FLOAT	FLOAT,NUMERIC,DECIMAL	FLOAT,NUMERIC,DECIMAL	FLOAT,DECIMAL
FLOAT_ARRAY	String types, such as VARCHAR and STRING. You must use the MultiValueSpliter data processing plugin to transform the data.	String types, such as VARCHAR and STRING. You must use the MultiValueSpliter data processing plugin to transform the data.	String types, such as VARCHAR and STRING. You must use the MultiValueSpliter data processing plugin to transform the data.
DOUBLE	DOUBLE,NUMERIC,DECIMAL	DOUBLE,NUMERIC,DECIMAL	DOUBLE,DECIMAL
DOUBLE_ARRAY	String types, such as VARCHAR. You must use the MultiValueSpliter data processing plugin to transform the data.	String types, such as VARCHAR. You must use the MultiValueSpliter data processing plugin to transform the data.	String types, such as VARCHAR and STRING. You must use the MultiValueSpliter data processing plugin to transform the data.
LITERAL	String types, such as VARCHAR.	String types, such as VARCHAR.	String types, such as VARCHAR and STRING.
LITERAL_ARRAY	String types, such as VARCHAR. You must use the MultiValueSpliter data processing plugin to transform the data.	String types, such as VARCHAR. You must use the MultiValueSpliter data processing plugin to transform the data.	String types, such as VARCHAR and STRING. You must use the MultiValueSpliter data processing plugin to transform the data.
SHORT_TEXT	String types, such as VARCHAR.	String types, such as VARCHAR.	String types, such as VARCHAR and STRING.
TEXT	String types, such as VARCHAR.	String types, such as VARCHAR.	String types, such as VARCHAR and STRING.
TIMESTAMP	datetime or timestamp type.	datetime or timestamp type.	datetime or timestamp type.
GEO_POINT	String types, such as VARCHAR.	String types, such as VARCHAR.	String types, such as VARCHAR and STRING, in the `lon lat` format. `lon` represents the longitude and `lat` represents the latitude. Both values must be of the double type and are separated by a space. The value range for `lon` is [-180, 180], and the value range for `lat` is [-90, 90].

Note:

If a data source field is of the FLOAT or DOUBLE type, change its type to DECIMAL. Otherwise, precision issues may occur.

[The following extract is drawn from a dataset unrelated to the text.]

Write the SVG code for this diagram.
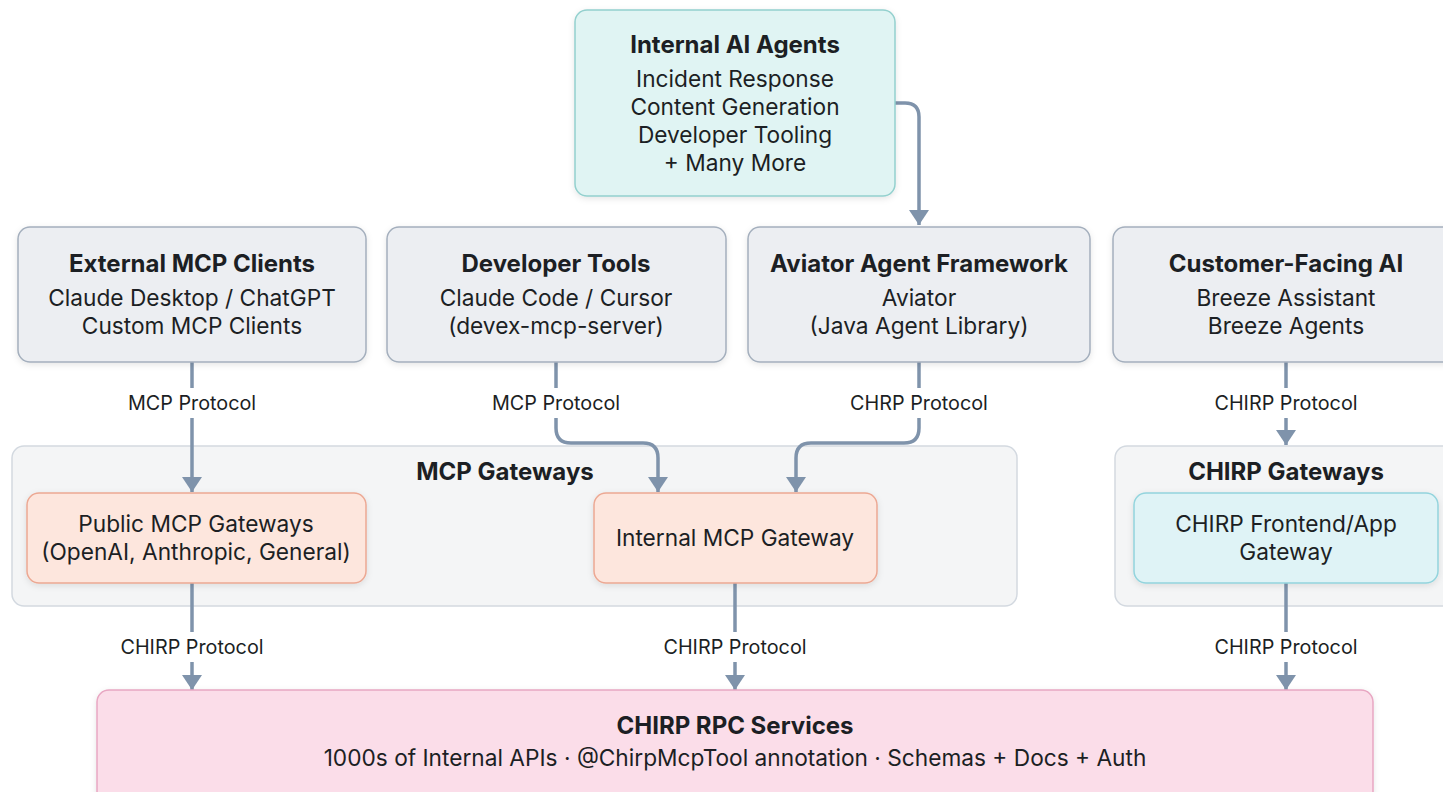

Methods to create an application schema

Industry Algorithm Edition provides the following four methods for creating an application schema (the table schema for Industry Algorithm Edition):

Create from a data source (RDS, MaxCompute, or PolarDB).
Create manually (see the Configure table joins section below).
Create from a template.
Create by uploading a document.

Configure table joins

This section describes how to configure table joins by manually creating an application schema. This example uses two tables: main (the primary table) and test_tb_1 (the secondary table).

Log on to the console and click Configure:
Select the primary table and set its primary key.
Set the primary key of the secondary table.
Set the association between the primary and secondary tables. This is configured in the primary table.

Note

For more information about the primary-secondary table data associations supported by Industry Algorithm Edition, see Create table joins.
Only fields of the int or literal type can be used as foreign key fields.
When you join a primary table and a secondary table, the join fields must have the same data type. For example, if one field is an int type, the other must also be an int type. If one field is a literal type, the other must also be a literal type.
When you join a secondary table to a primary table, you must use the primary key of the secondary table to join with a field in the primary table. You cannot use a non-primary key field from the secondary table for the join.